Well, shall I tell you about what a funny and interesting day it was yesterday? Shall I tell you who won the trivia contest (Yes, Virginia, we had multiple winners)? Shall we all click on the Unseemly Button below before I try to knock out my headboard which isn’t a headboard?

As you know, I went off to Image Entertainment yesterday to do the first of two days of interviews and commentary tracks with a few of the cast of The First Nudie Musical, for our brand spanking new and upcoming DVD release. Yesterday we had Cindy Williams, Stephen Nathan, our choreographer Lloyd Gordon, and Leslie Ackerman, who played the ingenue in the film. I’ve, of course, seen Cindy many times since the film, and I’ve run into Stephen several times, and I saw Lloyd not too long ago. I hadn’t seen Leslie in many many years, so that was fun. Everyone looked really good. The interviews were a lot of fun – but what’s really fun is how everyone’s memories are slightly (and sometimes way more than slightly) different. Cindy was hilarious as she recounted how she got dubbed by People Magazine as “little Miss Filth Mouth” because she said the words “stunt cock” in the film. In the original script, her character says it once, but she liked the sound of it so much that she kept saying it, and we, in fact, added a bit so she could say it even more. Stephen had a lot of good stories, too. Leslie told how she’d just gotten out from New Jersey at eighteen and, as fate would have it, attended a dinner party that I happened to be attending. The minute I saw her I knew she was perfect (she’d just done a feature film and a Broadway play). Since she couldn’t sing, we had actress Annette O’Toole do the vocal, and Leslie told how for three weeks she did nothing but stand in front of her mirror lip-synching to a tape of the song until she had every single vocal inflection down. And I must say, if you watch her performance of that number you would not have a clue that she wasn’t singing, so perfectly does she act it (plus the voices match really well). In fact, the very same People Magazine that dubbed Cindy “little Miss Filth Mouth” called me and wanted to do a huge feature on Leslie as the next up-and-coming singing star. We briefly toyed with the idea of trying to pull a fast one, but we came clean.

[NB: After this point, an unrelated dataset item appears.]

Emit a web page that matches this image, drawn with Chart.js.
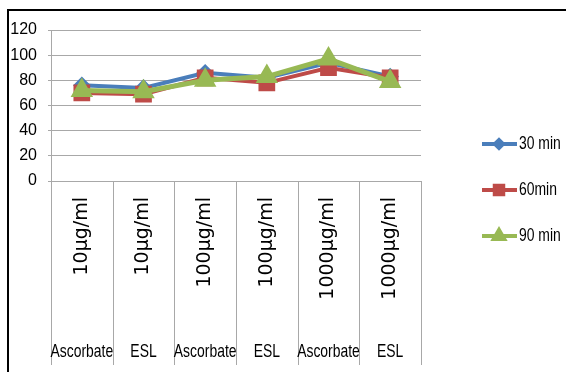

Then Cindy, Stephen and I did a commentary track while looking at the film (no sound, though – very surreal – Cindy started reading their lips and doing the dialogue). It was very free-form and rambling and, I think, pretty funny. Today we’ve got five or six more cast interviews and then I do my solo commentary which will cover the entire history of the project from its humble beginnings to now.

I thought our trivia contest was quite difficult this week, but we had four High Winners who guessed correctly (and several incorrect guessers – but we like when you play along even if you don’t get it right). The question was:

Both stars of this 50s musical won Tony awards, but even more impressive both were understudied by future Tony winners. However since the future Tony winners weren’t box office names at the time, when the stars took a vacation they were replaced by a husband and wife in the first of only two Broadway appearances together. Name the show, the original stars, the understudies and the vacation replacements.

And the answer is:

BELLS ARE RINGING
Original Stars: Judy Holiday and Sidney Chaplin
Understudies: Phyllis Newman and Hal Linden
Vacation Replacements: Betty Garrett and Larry Parks

Our High Winners are Michael Shayne, Jeff Kauffman, our very own wonderful Klea Blackhurst, and Robert Armin. We put the four names into our electronic hat, and luckily it randomly picked our very own wonderful Klea Blackhurst. Congratulations to one and all and also all and one.

Something else happened yesterday, dear readers, and in order to tell you about it, I am finally going to have to tell you The Story. I’m not quite certain what form The Story will take, or even how detailed it will be, but tell it I will, come hell or high water, starting next Monday.

Well, I must be on my merry way, and I do hope that I don’t run into any evil people who are trying to give me grief, otherwise I might find myself trying to punch out my headboard-or-whatever-it-is again.